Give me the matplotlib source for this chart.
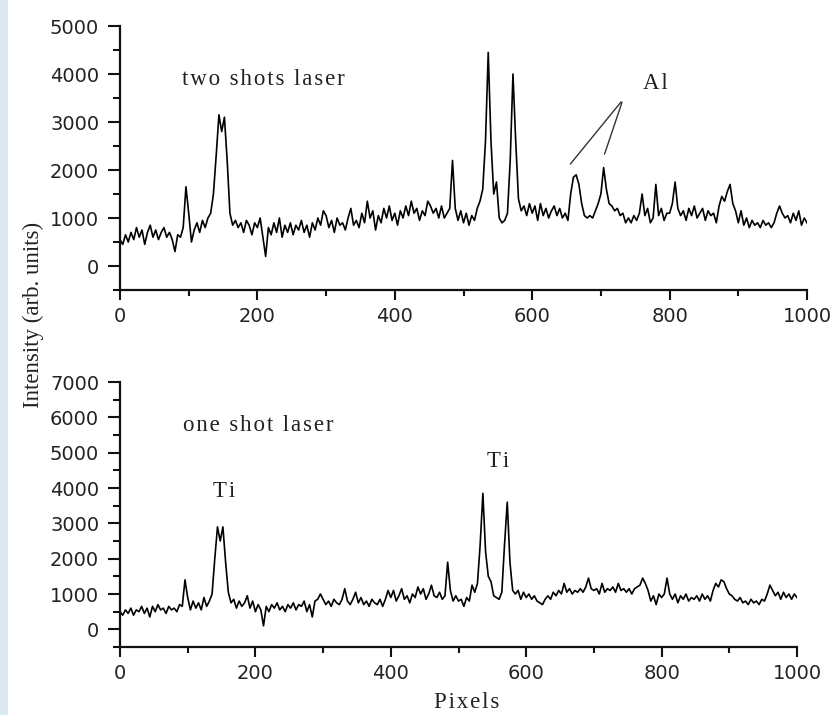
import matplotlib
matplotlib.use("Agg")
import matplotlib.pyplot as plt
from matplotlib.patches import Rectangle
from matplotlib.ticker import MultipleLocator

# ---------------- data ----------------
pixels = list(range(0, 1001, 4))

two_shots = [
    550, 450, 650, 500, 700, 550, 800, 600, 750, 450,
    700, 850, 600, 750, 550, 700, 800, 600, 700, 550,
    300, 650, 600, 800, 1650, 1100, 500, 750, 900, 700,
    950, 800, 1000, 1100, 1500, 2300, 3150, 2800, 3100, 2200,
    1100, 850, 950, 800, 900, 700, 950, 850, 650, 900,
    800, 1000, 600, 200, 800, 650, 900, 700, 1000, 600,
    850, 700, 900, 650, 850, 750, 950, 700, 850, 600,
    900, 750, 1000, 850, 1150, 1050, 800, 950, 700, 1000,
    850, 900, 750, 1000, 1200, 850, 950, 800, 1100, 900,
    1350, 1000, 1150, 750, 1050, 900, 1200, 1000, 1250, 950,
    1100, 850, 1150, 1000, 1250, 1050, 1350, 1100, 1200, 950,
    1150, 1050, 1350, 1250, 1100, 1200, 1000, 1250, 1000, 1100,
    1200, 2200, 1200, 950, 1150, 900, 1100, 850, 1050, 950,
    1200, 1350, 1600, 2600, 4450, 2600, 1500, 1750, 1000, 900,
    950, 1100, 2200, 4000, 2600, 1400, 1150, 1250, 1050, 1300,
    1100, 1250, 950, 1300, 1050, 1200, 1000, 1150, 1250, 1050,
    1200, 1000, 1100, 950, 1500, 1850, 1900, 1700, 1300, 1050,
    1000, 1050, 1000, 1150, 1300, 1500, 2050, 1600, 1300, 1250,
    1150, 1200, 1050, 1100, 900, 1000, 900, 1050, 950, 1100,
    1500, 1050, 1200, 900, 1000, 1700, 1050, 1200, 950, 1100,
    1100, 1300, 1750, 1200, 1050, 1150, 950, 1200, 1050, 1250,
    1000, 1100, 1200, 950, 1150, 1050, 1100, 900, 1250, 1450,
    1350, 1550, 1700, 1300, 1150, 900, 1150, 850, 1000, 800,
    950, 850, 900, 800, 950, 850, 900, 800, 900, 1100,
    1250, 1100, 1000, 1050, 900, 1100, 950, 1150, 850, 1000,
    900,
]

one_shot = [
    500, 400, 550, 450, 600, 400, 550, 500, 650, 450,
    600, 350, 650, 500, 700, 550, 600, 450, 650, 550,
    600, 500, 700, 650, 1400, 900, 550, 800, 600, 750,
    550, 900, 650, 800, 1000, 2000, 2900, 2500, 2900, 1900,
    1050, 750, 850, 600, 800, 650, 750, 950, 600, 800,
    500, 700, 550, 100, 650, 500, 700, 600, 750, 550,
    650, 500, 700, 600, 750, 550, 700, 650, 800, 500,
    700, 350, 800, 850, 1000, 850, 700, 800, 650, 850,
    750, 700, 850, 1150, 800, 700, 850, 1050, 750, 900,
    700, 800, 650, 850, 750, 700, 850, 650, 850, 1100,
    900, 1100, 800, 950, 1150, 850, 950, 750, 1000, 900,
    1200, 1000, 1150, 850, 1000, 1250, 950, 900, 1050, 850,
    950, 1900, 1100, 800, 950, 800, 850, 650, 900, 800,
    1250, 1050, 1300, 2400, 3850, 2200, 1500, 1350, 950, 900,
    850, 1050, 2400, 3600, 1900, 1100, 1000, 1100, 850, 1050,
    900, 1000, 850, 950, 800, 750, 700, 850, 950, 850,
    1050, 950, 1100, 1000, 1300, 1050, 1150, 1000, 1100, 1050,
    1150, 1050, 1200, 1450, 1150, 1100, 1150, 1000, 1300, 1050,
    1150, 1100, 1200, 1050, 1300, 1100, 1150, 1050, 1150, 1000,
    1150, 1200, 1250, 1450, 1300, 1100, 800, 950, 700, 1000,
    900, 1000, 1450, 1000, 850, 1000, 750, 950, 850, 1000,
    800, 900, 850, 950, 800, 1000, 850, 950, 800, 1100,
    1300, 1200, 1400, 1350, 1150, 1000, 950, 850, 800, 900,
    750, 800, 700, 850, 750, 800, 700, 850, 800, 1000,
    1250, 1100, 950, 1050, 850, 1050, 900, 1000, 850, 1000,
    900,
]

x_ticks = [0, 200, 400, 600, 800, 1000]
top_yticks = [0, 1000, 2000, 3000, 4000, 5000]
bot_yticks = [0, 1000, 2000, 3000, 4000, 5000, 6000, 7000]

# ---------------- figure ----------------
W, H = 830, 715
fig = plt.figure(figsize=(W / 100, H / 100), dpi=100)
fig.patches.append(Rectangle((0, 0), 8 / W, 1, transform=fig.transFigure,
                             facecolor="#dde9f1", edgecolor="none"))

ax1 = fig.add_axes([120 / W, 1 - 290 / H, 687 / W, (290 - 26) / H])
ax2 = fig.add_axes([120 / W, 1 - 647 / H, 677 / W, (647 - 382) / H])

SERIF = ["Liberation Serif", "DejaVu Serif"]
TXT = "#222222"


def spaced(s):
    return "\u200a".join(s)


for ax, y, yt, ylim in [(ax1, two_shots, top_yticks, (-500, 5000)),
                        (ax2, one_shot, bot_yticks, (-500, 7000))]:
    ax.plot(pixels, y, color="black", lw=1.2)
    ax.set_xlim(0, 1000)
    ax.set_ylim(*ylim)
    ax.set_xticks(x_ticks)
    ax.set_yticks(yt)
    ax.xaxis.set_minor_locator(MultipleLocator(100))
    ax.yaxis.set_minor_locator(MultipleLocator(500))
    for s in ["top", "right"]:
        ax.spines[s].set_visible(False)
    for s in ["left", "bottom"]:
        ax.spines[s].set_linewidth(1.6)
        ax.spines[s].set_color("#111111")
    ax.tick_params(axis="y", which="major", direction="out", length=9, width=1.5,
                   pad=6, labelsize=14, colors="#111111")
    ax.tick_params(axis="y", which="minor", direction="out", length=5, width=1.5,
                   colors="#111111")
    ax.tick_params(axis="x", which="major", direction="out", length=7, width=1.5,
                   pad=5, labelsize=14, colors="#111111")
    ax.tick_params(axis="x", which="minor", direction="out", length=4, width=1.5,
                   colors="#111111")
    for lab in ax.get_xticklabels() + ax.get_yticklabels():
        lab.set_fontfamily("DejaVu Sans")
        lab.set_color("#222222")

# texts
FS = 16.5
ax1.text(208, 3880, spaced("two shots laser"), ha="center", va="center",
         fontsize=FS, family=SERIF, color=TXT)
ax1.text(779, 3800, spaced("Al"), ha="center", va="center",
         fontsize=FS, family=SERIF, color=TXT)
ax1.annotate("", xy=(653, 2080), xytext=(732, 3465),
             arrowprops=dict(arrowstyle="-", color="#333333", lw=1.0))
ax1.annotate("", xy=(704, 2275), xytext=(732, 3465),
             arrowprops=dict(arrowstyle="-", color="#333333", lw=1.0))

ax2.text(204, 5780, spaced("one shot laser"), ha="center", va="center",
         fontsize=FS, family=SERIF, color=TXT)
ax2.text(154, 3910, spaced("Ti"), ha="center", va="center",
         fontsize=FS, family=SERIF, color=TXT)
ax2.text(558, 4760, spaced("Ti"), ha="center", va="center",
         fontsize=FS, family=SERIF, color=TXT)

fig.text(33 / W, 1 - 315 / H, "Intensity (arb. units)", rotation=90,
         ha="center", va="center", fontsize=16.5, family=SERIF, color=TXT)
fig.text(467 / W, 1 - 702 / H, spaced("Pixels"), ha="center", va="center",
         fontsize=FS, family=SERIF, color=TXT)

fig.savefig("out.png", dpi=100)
▬▬▬▬▬▬▬▬▬▬
## What you will do
Restate the material word for word from its first line through the line containing "pixels = list(range(0, 1001, 4))", both included; the pictures do not belong in it.

## Exercise result
Give me the matplotlib source for this chart.
import matplotlib
matplotlib.use("Agg")
import matplotlib.pyplot as plt
from matplotlib.patches import Rectangle
from matplotlib.ticker import MultipleLocator

# ---------------- data ----------------
pixels = list(range(0, 1001, 4))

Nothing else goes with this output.